[Record extracts]
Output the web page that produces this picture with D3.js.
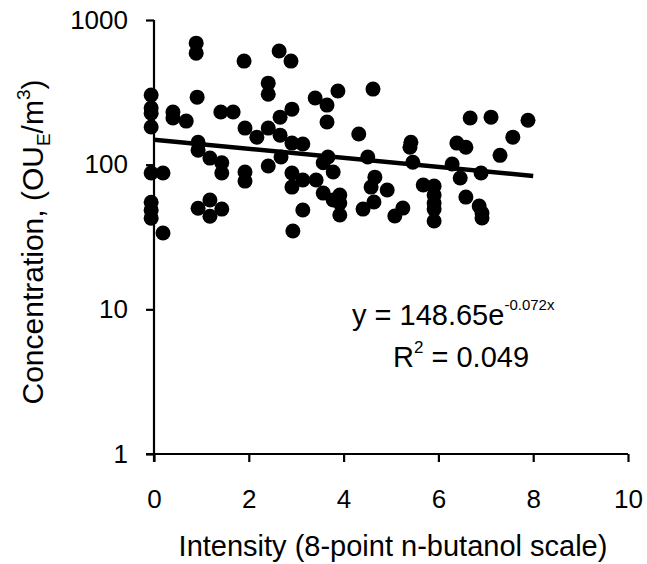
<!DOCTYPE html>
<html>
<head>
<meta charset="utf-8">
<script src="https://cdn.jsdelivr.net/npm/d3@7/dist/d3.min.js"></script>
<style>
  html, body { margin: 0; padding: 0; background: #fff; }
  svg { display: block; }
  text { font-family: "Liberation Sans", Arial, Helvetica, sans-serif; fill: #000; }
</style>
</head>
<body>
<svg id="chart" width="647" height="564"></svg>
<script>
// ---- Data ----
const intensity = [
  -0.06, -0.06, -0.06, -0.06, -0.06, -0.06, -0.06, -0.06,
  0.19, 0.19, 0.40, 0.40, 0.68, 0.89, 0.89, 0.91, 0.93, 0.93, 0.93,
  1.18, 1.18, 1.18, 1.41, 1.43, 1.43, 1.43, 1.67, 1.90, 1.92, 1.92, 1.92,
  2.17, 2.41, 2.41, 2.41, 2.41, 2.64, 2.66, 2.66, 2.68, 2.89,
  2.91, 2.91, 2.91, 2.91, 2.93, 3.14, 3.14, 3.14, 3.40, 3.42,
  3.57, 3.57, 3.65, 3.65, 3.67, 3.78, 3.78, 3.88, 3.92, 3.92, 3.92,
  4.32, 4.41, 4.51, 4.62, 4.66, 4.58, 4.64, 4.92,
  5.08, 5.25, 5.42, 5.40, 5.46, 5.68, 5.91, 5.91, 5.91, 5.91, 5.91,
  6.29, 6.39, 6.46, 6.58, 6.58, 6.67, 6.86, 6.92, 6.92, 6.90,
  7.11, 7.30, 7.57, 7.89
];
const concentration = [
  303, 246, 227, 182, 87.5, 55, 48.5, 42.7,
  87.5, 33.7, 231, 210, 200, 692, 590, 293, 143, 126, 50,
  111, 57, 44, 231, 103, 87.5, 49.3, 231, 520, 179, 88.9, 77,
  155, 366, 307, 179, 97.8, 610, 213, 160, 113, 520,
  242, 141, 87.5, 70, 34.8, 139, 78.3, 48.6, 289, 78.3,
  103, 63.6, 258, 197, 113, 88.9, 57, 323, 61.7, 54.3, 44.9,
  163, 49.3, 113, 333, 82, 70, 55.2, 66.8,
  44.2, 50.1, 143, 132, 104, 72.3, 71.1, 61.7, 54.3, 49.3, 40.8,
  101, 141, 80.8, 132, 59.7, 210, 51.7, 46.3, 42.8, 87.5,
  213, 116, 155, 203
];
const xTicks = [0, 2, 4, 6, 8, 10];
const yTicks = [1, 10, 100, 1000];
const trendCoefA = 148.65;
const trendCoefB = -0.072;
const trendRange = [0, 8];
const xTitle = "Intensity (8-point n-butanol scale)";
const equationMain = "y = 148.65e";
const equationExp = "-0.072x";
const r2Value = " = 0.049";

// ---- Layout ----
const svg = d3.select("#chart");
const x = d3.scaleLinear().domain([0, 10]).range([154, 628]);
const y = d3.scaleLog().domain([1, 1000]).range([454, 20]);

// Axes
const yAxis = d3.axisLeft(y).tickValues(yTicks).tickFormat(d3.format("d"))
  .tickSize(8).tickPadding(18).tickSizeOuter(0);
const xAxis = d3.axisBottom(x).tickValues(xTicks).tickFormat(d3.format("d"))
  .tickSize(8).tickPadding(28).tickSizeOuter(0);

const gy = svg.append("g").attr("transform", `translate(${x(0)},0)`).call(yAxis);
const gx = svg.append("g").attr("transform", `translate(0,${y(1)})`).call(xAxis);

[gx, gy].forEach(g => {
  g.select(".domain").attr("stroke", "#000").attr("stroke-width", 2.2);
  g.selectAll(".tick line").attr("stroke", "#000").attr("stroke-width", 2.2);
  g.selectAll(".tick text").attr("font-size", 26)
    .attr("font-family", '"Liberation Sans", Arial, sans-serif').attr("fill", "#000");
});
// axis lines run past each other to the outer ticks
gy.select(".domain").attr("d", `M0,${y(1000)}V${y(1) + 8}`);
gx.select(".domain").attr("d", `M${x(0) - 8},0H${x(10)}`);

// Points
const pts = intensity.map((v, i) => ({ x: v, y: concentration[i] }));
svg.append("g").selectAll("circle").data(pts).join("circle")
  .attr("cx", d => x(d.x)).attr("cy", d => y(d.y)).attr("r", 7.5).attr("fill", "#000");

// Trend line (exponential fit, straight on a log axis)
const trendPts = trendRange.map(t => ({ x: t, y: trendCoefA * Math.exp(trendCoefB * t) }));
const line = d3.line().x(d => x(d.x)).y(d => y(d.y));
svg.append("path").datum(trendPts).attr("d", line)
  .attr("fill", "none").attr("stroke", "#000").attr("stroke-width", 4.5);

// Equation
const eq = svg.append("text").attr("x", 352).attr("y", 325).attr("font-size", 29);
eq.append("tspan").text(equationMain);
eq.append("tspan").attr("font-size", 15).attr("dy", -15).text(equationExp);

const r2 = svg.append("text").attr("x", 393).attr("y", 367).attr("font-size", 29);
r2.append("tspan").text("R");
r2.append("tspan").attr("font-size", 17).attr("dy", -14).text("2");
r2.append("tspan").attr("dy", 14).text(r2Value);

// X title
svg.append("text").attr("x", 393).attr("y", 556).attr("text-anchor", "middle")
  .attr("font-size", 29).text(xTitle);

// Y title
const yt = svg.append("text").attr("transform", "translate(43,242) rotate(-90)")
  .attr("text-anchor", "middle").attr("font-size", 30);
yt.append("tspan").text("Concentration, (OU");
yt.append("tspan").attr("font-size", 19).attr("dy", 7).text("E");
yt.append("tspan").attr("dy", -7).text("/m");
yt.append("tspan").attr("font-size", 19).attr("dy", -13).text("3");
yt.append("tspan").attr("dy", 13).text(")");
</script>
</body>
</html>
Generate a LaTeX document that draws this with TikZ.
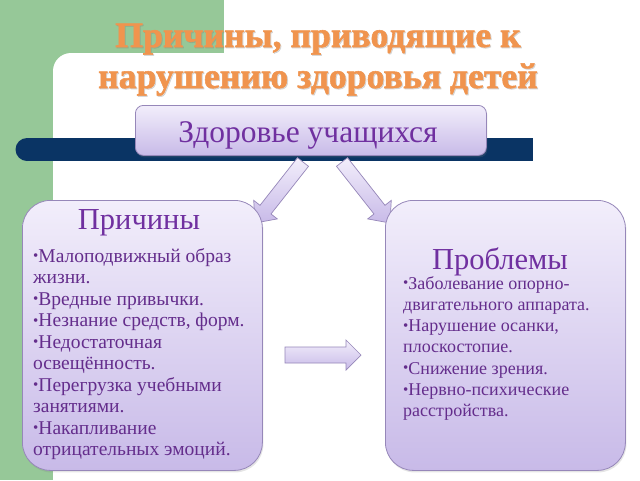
* * *
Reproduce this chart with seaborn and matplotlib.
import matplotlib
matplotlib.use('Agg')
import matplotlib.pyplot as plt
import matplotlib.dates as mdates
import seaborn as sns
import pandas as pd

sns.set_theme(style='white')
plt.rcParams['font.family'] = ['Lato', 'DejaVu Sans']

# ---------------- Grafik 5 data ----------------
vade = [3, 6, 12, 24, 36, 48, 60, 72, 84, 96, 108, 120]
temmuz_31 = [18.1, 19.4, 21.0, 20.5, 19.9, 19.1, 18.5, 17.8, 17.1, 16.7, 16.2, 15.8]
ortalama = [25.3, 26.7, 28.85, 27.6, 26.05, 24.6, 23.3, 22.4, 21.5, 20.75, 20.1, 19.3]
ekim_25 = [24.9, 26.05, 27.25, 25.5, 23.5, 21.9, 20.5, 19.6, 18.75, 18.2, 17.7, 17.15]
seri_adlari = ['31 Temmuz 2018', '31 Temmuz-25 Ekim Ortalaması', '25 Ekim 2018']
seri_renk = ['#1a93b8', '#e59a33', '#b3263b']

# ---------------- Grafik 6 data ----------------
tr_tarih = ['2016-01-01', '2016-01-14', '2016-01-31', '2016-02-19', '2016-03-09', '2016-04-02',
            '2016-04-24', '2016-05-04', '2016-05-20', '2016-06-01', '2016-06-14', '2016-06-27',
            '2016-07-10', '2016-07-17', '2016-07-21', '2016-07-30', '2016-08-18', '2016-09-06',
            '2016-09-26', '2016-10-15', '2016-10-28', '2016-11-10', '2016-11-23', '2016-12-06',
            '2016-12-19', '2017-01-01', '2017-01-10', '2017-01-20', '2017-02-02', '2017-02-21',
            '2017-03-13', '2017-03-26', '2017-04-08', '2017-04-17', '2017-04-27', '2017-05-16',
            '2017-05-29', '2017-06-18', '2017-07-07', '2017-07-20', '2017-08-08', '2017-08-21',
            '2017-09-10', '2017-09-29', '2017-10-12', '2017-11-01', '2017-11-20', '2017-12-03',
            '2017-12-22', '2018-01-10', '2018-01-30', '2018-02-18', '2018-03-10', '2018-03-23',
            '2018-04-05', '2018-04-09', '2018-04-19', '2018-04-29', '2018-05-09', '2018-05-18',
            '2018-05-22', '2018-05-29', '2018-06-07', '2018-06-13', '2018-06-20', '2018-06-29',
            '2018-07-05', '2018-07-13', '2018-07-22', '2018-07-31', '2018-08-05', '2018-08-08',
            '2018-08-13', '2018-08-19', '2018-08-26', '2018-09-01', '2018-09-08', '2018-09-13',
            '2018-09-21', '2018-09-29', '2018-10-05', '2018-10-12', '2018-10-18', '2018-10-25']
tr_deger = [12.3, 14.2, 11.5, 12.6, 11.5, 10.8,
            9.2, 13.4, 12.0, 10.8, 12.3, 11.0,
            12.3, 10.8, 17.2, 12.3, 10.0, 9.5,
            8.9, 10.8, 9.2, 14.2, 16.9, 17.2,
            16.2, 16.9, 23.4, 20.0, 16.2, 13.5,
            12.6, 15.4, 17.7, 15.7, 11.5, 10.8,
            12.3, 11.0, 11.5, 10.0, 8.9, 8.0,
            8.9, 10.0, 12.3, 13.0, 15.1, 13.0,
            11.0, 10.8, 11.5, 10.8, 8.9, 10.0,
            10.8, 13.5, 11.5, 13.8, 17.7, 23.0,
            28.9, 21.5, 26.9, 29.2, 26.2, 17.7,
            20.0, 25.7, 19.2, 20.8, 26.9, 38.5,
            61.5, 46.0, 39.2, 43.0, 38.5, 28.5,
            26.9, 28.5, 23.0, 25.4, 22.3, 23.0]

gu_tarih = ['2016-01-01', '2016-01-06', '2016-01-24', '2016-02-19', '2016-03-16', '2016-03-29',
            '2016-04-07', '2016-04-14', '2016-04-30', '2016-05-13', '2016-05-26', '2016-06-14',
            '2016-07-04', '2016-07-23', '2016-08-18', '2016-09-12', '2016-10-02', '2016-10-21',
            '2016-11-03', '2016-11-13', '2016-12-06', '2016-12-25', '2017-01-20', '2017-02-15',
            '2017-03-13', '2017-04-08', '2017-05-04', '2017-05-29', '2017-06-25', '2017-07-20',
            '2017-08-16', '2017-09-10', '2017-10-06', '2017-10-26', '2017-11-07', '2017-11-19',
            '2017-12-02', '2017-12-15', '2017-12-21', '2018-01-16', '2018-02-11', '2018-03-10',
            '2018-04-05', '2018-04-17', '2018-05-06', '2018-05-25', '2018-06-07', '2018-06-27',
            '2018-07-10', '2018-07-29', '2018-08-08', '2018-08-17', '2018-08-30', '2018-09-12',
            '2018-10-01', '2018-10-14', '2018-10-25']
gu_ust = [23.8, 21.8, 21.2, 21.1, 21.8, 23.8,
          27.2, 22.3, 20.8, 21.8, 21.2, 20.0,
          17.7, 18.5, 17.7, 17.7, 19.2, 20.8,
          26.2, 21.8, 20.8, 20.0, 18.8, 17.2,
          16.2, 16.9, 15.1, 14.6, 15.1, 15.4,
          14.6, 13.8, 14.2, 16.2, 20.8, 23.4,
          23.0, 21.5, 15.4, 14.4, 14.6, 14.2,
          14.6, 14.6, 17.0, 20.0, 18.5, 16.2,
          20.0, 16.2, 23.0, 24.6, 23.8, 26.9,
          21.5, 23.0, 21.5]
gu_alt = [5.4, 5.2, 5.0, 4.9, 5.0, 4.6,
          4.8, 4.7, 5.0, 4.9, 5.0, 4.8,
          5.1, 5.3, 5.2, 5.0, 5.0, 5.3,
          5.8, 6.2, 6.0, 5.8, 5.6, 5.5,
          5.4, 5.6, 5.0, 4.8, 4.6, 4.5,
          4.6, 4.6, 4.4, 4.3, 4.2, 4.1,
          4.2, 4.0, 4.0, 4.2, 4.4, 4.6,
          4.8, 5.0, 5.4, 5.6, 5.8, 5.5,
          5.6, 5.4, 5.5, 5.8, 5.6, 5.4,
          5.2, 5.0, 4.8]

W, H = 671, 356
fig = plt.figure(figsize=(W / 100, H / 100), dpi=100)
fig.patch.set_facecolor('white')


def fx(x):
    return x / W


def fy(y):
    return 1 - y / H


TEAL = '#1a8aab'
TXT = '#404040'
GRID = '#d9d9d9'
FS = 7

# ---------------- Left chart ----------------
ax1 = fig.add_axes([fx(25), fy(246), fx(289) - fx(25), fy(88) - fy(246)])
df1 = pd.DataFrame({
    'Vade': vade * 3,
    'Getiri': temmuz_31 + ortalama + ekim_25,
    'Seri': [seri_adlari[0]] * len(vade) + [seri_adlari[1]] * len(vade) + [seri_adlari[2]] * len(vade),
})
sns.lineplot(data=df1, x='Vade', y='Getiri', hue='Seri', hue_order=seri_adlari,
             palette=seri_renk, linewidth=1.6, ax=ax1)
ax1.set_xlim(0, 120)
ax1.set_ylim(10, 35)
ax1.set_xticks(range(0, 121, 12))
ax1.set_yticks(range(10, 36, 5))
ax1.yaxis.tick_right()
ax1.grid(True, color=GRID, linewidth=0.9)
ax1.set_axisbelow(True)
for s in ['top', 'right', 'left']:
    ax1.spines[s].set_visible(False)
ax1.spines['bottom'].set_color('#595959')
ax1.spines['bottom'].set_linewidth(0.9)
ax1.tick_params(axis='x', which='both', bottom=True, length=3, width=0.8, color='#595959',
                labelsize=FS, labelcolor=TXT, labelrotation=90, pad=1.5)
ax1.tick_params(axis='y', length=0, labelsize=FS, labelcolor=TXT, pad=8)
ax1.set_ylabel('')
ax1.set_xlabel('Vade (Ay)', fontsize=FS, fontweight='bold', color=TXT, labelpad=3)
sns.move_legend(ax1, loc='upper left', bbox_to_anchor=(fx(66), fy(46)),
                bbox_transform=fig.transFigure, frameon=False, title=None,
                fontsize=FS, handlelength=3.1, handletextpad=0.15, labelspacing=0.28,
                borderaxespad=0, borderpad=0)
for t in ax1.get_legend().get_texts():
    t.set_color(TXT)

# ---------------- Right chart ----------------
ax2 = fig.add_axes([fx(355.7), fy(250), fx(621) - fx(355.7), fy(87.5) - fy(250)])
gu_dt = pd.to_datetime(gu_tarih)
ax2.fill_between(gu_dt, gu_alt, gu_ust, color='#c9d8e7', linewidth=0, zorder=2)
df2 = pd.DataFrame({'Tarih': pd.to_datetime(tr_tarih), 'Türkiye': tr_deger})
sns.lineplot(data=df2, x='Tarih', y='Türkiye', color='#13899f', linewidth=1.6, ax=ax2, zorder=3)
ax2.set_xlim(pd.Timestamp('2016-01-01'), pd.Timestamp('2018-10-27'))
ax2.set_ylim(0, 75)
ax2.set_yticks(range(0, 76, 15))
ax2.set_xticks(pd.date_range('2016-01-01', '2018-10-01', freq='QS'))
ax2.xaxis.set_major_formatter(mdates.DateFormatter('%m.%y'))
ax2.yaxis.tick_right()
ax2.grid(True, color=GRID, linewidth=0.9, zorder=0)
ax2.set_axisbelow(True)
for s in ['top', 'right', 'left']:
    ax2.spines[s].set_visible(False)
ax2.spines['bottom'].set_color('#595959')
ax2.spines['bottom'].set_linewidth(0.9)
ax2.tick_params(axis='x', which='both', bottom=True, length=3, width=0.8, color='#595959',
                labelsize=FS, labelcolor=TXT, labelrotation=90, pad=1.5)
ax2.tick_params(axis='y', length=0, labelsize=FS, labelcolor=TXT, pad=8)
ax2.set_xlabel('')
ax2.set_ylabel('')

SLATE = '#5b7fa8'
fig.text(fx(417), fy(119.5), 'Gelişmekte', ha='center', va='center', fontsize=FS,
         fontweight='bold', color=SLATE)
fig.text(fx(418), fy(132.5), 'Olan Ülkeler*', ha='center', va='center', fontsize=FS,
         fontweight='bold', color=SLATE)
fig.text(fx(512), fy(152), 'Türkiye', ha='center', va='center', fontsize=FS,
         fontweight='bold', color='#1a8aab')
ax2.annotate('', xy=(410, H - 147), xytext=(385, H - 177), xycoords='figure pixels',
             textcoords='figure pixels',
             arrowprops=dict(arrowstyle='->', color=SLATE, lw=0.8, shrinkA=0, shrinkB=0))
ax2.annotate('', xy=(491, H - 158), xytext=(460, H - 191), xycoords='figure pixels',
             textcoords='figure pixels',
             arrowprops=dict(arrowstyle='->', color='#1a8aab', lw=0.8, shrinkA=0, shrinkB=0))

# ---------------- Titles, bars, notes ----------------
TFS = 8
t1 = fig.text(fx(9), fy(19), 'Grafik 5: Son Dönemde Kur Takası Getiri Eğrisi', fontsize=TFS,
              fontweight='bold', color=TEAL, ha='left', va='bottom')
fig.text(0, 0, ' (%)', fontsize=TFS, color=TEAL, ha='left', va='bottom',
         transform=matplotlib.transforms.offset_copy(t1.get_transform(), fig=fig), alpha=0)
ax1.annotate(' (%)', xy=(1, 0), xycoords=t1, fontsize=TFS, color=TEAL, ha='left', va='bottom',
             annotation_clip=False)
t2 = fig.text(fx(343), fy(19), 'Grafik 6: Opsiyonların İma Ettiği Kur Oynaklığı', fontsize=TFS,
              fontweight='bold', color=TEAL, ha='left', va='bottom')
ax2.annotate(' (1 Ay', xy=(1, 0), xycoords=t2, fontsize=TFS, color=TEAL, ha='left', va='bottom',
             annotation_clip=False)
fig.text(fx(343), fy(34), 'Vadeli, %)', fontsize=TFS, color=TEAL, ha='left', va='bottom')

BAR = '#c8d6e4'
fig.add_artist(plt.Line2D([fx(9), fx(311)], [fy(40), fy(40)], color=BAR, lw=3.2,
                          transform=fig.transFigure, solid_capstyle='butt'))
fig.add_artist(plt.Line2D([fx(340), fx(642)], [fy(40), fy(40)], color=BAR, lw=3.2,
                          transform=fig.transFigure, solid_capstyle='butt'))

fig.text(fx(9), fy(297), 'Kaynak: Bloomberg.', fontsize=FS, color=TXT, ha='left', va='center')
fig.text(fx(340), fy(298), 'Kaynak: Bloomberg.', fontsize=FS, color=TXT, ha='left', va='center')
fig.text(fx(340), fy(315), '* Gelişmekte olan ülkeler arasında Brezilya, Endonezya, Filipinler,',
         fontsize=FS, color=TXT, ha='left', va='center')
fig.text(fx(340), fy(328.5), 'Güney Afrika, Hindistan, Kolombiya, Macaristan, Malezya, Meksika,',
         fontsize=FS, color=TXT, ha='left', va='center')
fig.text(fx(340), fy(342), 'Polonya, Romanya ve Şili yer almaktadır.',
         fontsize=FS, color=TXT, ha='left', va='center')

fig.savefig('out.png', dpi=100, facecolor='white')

[Stated goal] Copy every line of the listing containing the string "that".

[Exercise answer]
Output the web page that produces this picture with D3.js.
Generate a LaTeX document that draws this with TikZ.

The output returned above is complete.